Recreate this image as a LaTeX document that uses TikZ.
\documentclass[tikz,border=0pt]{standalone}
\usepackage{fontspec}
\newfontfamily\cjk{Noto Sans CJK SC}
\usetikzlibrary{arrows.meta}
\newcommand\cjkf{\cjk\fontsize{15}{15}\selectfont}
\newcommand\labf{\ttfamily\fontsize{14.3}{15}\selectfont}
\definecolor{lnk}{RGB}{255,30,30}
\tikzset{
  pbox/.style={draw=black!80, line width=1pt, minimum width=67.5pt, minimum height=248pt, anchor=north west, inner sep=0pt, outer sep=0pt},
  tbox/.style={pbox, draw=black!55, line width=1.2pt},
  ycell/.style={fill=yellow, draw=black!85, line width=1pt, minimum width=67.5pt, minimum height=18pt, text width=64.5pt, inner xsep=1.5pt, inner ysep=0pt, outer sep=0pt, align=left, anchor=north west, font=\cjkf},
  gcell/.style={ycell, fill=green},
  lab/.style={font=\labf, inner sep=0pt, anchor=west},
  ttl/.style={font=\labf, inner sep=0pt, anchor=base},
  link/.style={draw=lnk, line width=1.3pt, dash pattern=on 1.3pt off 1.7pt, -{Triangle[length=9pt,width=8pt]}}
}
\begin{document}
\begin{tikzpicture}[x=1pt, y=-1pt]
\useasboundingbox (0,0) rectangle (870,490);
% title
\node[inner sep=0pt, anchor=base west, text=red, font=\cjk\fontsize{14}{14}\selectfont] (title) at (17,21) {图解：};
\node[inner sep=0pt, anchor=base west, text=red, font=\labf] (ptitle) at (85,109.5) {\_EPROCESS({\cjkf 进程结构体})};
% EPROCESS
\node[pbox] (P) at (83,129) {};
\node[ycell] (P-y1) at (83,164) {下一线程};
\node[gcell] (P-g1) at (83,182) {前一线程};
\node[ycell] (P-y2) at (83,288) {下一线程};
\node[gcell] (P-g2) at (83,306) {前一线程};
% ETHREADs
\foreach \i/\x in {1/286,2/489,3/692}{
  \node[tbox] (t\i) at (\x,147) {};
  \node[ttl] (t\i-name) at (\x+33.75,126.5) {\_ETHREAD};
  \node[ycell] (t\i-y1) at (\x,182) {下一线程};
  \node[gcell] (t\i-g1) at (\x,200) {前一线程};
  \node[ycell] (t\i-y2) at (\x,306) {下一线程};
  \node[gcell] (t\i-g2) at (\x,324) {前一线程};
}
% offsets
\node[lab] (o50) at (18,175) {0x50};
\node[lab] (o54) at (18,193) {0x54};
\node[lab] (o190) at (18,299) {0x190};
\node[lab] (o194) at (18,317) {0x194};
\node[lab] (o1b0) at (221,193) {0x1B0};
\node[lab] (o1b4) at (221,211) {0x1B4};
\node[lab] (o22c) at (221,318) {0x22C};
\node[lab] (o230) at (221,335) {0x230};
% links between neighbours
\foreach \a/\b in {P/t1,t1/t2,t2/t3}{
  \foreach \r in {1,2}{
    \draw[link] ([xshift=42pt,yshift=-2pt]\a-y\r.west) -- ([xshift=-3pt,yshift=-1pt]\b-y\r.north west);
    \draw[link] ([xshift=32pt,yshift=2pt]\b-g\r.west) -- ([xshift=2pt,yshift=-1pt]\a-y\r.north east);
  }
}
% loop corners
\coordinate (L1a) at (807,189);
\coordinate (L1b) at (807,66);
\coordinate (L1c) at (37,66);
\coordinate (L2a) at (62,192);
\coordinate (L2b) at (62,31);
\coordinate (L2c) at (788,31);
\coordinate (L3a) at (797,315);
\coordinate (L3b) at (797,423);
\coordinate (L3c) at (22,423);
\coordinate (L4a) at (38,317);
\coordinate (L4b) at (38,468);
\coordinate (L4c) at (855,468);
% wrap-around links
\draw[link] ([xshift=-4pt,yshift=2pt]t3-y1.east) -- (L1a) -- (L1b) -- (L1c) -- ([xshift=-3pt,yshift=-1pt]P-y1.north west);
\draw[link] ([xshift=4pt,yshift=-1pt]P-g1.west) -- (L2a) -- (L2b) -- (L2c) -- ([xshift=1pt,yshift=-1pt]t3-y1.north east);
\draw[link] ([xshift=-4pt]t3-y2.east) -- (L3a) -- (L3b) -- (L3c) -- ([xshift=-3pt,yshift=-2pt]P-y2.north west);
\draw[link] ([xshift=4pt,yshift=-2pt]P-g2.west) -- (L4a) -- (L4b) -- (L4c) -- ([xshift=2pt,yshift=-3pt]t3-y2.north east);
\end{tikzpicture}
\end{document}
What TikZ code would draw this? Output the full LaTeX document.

## EXERCISE DESCRIPTION
Read the data above. Pull out each line in which the string "LaTeX" appears.

## FINISHED ANSWER
Recreate this image as a LaTeX document that uses TikZ.
What TikZ code would draw this? Output the full LaTeX document.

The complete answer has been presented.